Aluminum-air (Al-air) batteries are promising candidates for use in electric vehicles due to their high pack-level energy densities and to the abundance, recyclability, lightweight, low cost, and three-electron-redox properties of aluminum. Severe capacity fade during open-circuit conditions, however, has limited Al-air commercialization for over 50 years. Open-circuit capacity fade is caused by corrosion wherein the aluminum anode reacts with water from the aqueous electrolyte. Existing strategies to mitigate open-circuit corrosion, however, generally lead to reduced powers and energy densities. Optimized aqueous systems that use anode alloying and or electrolyte additives achieve high powers (500 mW cm
-2) and energy densities (4 kWh kg-Al
-1) but suffer from unacceptably high open-circuit corrosion currents (10 mA cm
-2). In contrast, gel electrolyte systems yield low powers (91.1 mW cm
-2) and energy densities (1.2 kWh kg-Al
-1) but achieve no long-term open-circuit corrosion. Here we present a high-power (433 mW cm-2), energy-dense (3.9 kWh kg-Al-1) Al-air battery that experiences no long-term open-circuit corrosion.
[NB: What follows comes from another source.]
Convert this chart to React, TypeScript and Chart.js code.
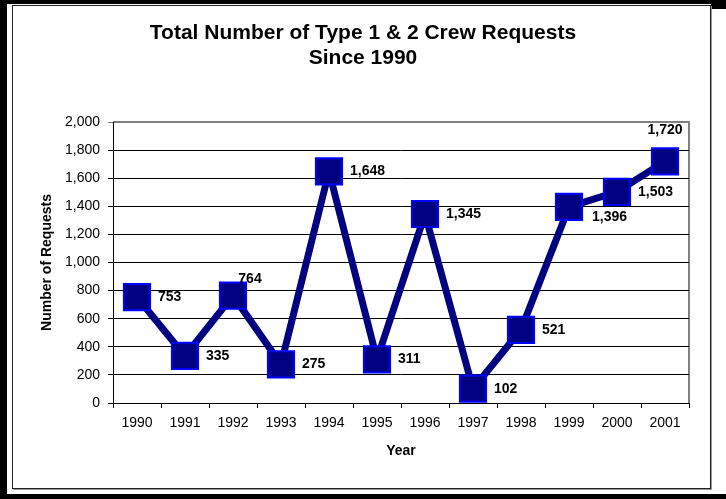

Open-circuit corrosion can be stopped with no discernible effect to closed-circuit performance by displacing the aqueous electrolyte with a non-conducting liquid oil. When the battery is in closed-circuit conditions, the aqueous electrolyte can effectively displace the oil due to the natural and designed underwater oleophobic properties of the anode and cathode—the oil beads up and is flushed out by the electrolyte. The figure shows measured anode corrosion via hydrogen collection before and after the electrolyte has been displaced by oil and suggests that long-term open-circuit corrosion is completely stopped. We estimate that an Al-air vehicle battery pack with the proposed corrosion mitigation system could achieve energy densities of 222 Wh-kg-1 (2x that of Li-ion vehicle packs) and 183 Wh-L-1 (comparable to Li-ion vehicle packs) at costs as low as 18 US$-kWh-1 (33x less than Li-ion packs). We anticipate that our findings will further enable the use of aluminum as a critical element for energy storage.